Жизнь завертелась — только поспевай. В конторе банкира Джустиньяни цена, предложенная за авторскую копию «Магдалины», ошеломила Караваджо, не мечтавшего о такой сумме. Былая страсть к игре и кутежам вспыхнула в нём с новой силой, и он на некоторое время забыл и о новой картине, и о предложении синьора Валентино. Он водил Анну по театрам и ресторанам, нанимал всякий раз извозчика, не скупясь на чаевые, а у лучшего портного заставил упирающуюся подружку выбрать себе по вкусу фасон нового платья. Ему было приятно видеть, с какой нескрываемой радостью Аннучча примеряет обновку, превращаясь прямо на глазах из уличной девки в красавицу принцессу.
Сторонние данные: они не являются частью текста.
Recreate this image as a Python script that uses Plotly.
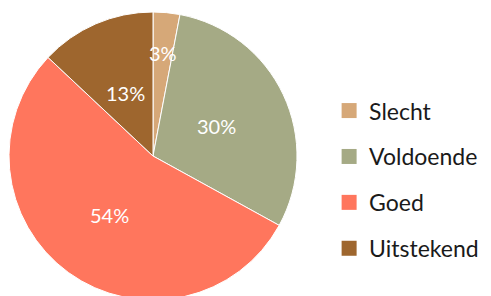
import math
import plotly.graph_objects as go

labels = ["Slecht", "Voldoende", "Goed", "Uitstekend"]
percentages = [3, 30, 54, 13]
colors = ["#D6A878", "#A5AA85", "#FF765D", "#9E662E"]

W, H = 491, 296
mt, mb, ml, mr = 4, 4, 0, 0
pw, ph = W - ml - mr, H - mt - mb
dom_x = [1 / pw, 289 / pw]
dom_y = [0, 1]

fig = go.Figure()
fig.add_trace(go.Pie(
    labels=labels, values=percentages, sort=False, direction="clockwise",
    rotation=0, marker=dict(colors=colors, line=dict(color="white", width=1)),
    textinfo="none", hoverinfo="label+percent", showlegend=False,
    domain=dict(x=dom_x, y=dom_y),
))

# legend entries
for lab, col in zip(labels, colors):
    fig.add_trace(go.Scatter(
        x=[None], y=[None], mode="markers", name=lab, legendgroup=lab,
        marker=dict(symbol="square", size=15, color=col),
    ))

# label positions computed from data
cx = (dom_x[0] + dom_x[1]) / 2
cy = 0.5
R = min(pw * (dom_x[1] - dom_x[0]), ph) / 2
label_r = [0.72, 0.49, 0.51, 0.48]
total = sum(percentages)
cum = 0
for v, fr in zip(percentages, label_r):
    mid = (cum + v / 2) / total * 2 * math.pi
    cum += v
    dx = fr * R * math.sin(mid)
    dy = fr * R * math.cos(mid)
    fig.add_annotation(
        x=cx + dx / pw, y=cy + dy / ph, xref="paper", yref="paper",
        xanchor="center", yanchor="middle",
        text=f"{round(v / total * 100)}%", showarrow=False,
        font=dict(family="Lato", size=20, color="white"),
    )

fig.update_layout(
    width=W, height=H,
    margin=dict(l=ml, r=mr, t=mt, b=mb, autoexpand=False),
    paper_bgcolor="white", plot_bgcolor="white",
    xaxis=dict(visible=False), yaxis=dict(visible=False),
    legend=dict(x=0.654, y=0.418, xanchor="left", yanchor="middle",
                font=dict(family="Lato", size=23, color="#1a1a1a"),
                tracegroupgap=13, itemwidth=30, bgcolor="rgba(0,0,0,0)"),
)
fig.write_html("out.html")
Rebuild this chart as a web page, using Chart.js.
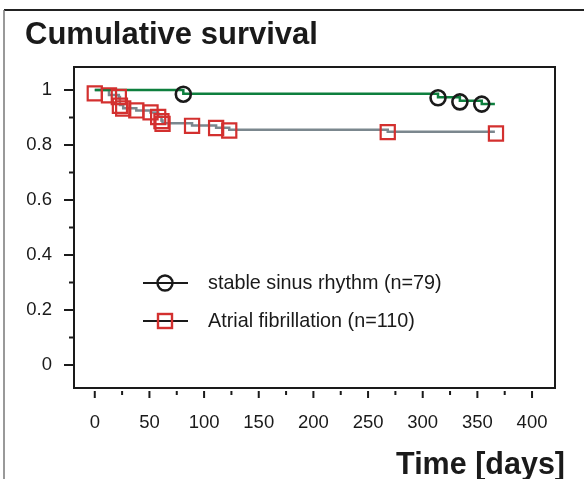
<!DOCTYPE html>
<html>
<head>
<meta charset="utf-8">
<script src="https://cdn.jsdelivr.net/npm/chart.js@4.4.1/dist/chart.umd.min.js"></script>
<style>
  html, body { margin: 0; padding: 0; background: #fff; }
  #wrap { width: 584px; height: 479px; }
</style>
</head>
<body>
<div id="wrap"><canvas id="graph" width="584" height="479"></canvas></div>
<script>
// stable sinus rhythm: step curve + circle marks
var srDays = [0, 81, 314, 334, 354, 366];
var srSurvival = [1.0, 0.987, 0.974, 0.961, 0.949, 0.949];
var srMarkDays = [81, 314, 334, 354];
var srMarkSurvival = [0.985, 0.972, 0.957, 0.949];

// atrial fibrillation: step curve + square marks
var afDays = [0, 13, 22, 23, 26, 38, 51, 58, 61, 62, 89, 111, 123, 268, 366];
var afSurvival = [1.0, 0.982, 0.975, 0.946, 0.934, 0.926, 0.918, 0.903, 0.889, 0.879, 0.871, 0.863, 0.856, 0.848, 0.848];
var afMarkDays = [0, 13, 22, 23, 26, 38, 51, 58, 61, 62, 89, 111, 123, 268, 367];
var afMarkSurvival = [0.988, 0.981, 0.975, 0.943, 0.933, 0.926, 0.919, 0.902, 0.887, 0.877, 0.87, 0.862, 0.853, 0.847, 0.842];

var seriesLabels = ['stable sinus rhythm (n=79)', 'Atrial fibrillation (n=110)'];

var xTicks = [0, 50, 100, 150, 200, 250, 300, 350, 400];
var xMinorTicks = [25, 75, 125, 175, 225, 275, 325, 375];
var yTicks = [0, 0.2, 0.4, 0.6, 0.8, 1];
var yTickLabels = ['0', '0.2', '0.4', '0.6', '0.8', '1'];
var yMinorTicks = [0.1, 0.3, 0.5, 0.7, 0.9];

var GREEN = '#0e7f3e';
var GREY = '#7b878e';
var RED = '#d3302f';
var INK = '#1a1a1a';
var FONT = '"Liberation Sans", Arial, Helvetica, sans-serif';

function toPoints(xs, ys) {
    var pts = [];
    for (var i = 0; i < xs.length; i++) {
        pts.push({x: xs[i], y: ys[i]});
    }
    return pts;
}

var decorPlugin = {
    id: 'decor',
    beforeDraw: function (chart) {
        var ctx = chart.ctx;
        ctx.save();
        ctx.fillStyle = '#fff';
        ctx.fillRect(0, 0, chart.width, chart.height);
        // outer frame (top + left only, the rest is cut off)
        ctx.lineWidth = 2;
        ctx.strokeStyle = '#222';
        ctx.beginPath();
        ctx.moveTo(584, 10);
        ctx.lineTo(4, 10);
        ctx.stroke();
        ctx.beginPath();
        ctx.lineWidth = 1.5;
        ctx.strokeStyle = '#777';
        ctx.moveTo(4, 10);
        ctx.lineTo(4, 479);
        ctx.stroke();
        ctx.restore();
    },
    afterDraw: function (chart) {
        var ctx = chart.ctx;
        var area = chart.chartArea;
        var xs = chart.scales.x;
        var ys = chart.scales.y;
        ctx.save();

        // plot frame
        ctx.strokeStyle = INK;
        ctx.lineWidth = 2;
        ctx.strokeRect(area.left, area.top, area.right - area.left, area.bottom - area.top);

        // tick marks
        ctx.beginPath();
        yTicks.forEach(function (v) {
            var py = ys.getPixelForValue(v);
            ctx.moveTo(area.left - 10, py);
            ctx.lineTo(area.left, py);
        });
        yMinorTicks.forEach(function (v) {
            var py = ys.getPixelForValue(v);
            ctx.moveTo(area.left - 5, py);
            ctx.lineTo(area.left, py);
        });
        xTicks.forEach(function (v) {
            var px = xs.getPixelForValue(v);
            ctx.moveTo(px, area.bottom + 3);
            ctx.lineTo(px, area.bottom + 10);
        });
        xMinorTicks.forEach(function (v) {
            var px = xs.getPixelForValue(v);
            ctx.moveTo(px, area.bottom + 3);
            ctx.lineTo(px, area.bottom + 7);
        });
        ctx.stroke();

        // titles
        ctx.fillStyle = INK;
        ctx.textBaseline = 'alphabetic';
        ctx.textAlign = 'left';
        ctx.font = 'bold 31px ' + FONT;
        ctx.fillText('Cumulative survival', 25, 44);
        ctx.textAlign = 'right';
        ctx.font = 'bold 30.5px ' + FONT;
        ctx.fillText('Time [days]', 565, 474);

        // legend
        var rows = [283, 321];
        ctx.font = '19.8px ' + FONT;
        ctx.textAlign = 'left';
        ctx.textBaseline = 'middle';
        for (var i = 0; i < rows.length; i++) {
            var y = rows[i];
            ctx.strokeStyle = INK;
            ctx.lineWidth = 2;
            ctx.beginPath();
            ctx.moveTo(143, y);
            ctx.lineTo(188, y);
            ctx.stroke();
            ctx.lineWidth = 2.4;
            if (i === 0) {
                ctx.strokeStyle = INK;
                ctx.beginPath();
                ctx.arc(165, y, 7.5, 0, Math.PI * 2);
                ctx.stroke();
            } else {
                ctx.strokeStyle = RED;
                ctx.strokeRect(158, y - 7, 14, 14);
            }
            ctx.fillStyle = INK;
            ctx.fillText(seriesLabels[i], 208, y + 1);
        }
        ctx.restore();
    }
};

new Chart(document.getElementById('graph'), {
    type: 'scatter',
    data: {
        datasets: [
            {
                label: seriesLabels[1] + ' marks',
                data: toPoints(afMarkDays, afMarkSurvival),
                pointStyle: 'rect',
                pointRadius: 10,
                pointBorderWidth: 2.2,
                borderColor: RED,
                backgroundColor: 'rgba(0,0,0,0)',
                showLine: false
            },
            {
                label: seriesLabels[0] + ' marks',
                data: toPoints(srMarkDays, srMarkSurvival),
                pointStyle: 'circle',
                pointRadius: 7.5,
                pointBorderWidth: 2.6,
                borderColor: INK,
                backgroundColor: 'rgba(0,0,0,0)',
                showLine: false
            },
            {
                label: seriesLabels[0],
                data: toPoints(srDays, srSurvival),
                showLine: true,
                stepped: true,
                borderColor: GREEN,
                borderWidth: 2.5,
                pointRadius: 0,
                fill: false
            },
            {
                label: seriesLabels[1],
                data: toPoints(afDays, afSurvival),
                showLine: true,
                stepped: true,
                borderColor: GREY,
                borderWidth: 2.5,
                pointRadius: 0,
                fill: false
            }
        ]
    },
    options: {
        responsive: false,
        animation: false,
        devicePixelRatio: 1,
        layout: {
            padding: {left: 4, right: 29, top: 67, bottom: 0}
        },
        plugins: {
            legend: {display: false},
            tooltip: {enabled: false},
            title: {display: false}
        },
        scales: {
            x: {
                type: 'linear',
                min: -19,
                max: 421,
                grid: {display: false, drawTicks: false},
                border: {display: false},
                afterBuildTicks: function (scale) {
                    scale.ticks = xTicks.map(function (v) { return {value: v}; });
                },
                afterFit: function (scale) {
                    scale.height = 91;
                },
                ticks: {
                    padding: 24,
                    color: INK,
                    font: {family: FONT, size: 18.5},
                    maxRotation: 0,
                    autoSkip: false
                }
            },
            y: {
                type: 'linear',
                min: -0.084,
                max: 1.084,
                grid: {display: false, drawTicks: false},
                border: {display: false},
                afterBuildTicks: function (scale) {
                    scale.ticks = yTicks.map(function (v) { return {value: v}; });
                },
                afterFit: function (scale) {
                    scale.width = 70;
                },
                ticks: {
                    padding: 22,
                    color: INK,
                    font: {family: FONT, size: 18.5},
                    autoSkip: false,
                    callback: function (value, index) {
                        return yTickLabels[index];
                    }
                }
            }
        }
    },
    plugins: [decorPlugin]
});
</script>
</body>
</html>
Улица захлестнула художника, и скоро его задержала полиция за дебош, устроенный в игорном заведении. Пара дней, проведённых за решёткой в тесном вонючем закутке в компании воров, шулеров и всякого сброда, а затем нудный допрос и составление протокола — всё это подействовало на него отрезвляюще. Да и от полученного гонорара остались лишь жалкие крохи. Загул кончился, хмель прошёл, и снова надо было думать о хлебе насущном.
Поначалу «Отдых на пути в Египет» (135,5x166,5) писался с трудом, словно с похмелья. В такие минуты Караваджо обычно брал в руки лютню и, молча перебирая струны, погружался в свои мысли, уставившись в одну точку под бренчание струн. Он мог так сидеть часами. Но однажды под влиянием одной вспомнившейся мелодии в памяти ожили безмятежные дни юности, проведённые в Венеции, встречи с одержимым музыкой Монтеверди, который раскрывал перед ними сокровища сказочного города и заставлял вслушиваться в плеск волн, неожиданно пришло долгожданное озарение. Снова появилось неукротимое желание работать, чтобы забыть всё остальное. На Кампо Марцио был найден нужный типаж для святого Иосифа, оказавшийся немало повидавшим рассудительным римлянином, с которым быстро удалось найти общий язык и обо всём договориться. Добрая Аннучча ног под собой не чуяла от радости — наконец-то её бесшабашный друг взялся за ум! Его давно ждали кисти и палитра, которые подготовил предусмотрительный Марио. Его он никогда не брал в похождения по злачным местам, оберегая паренька от дурных привычек.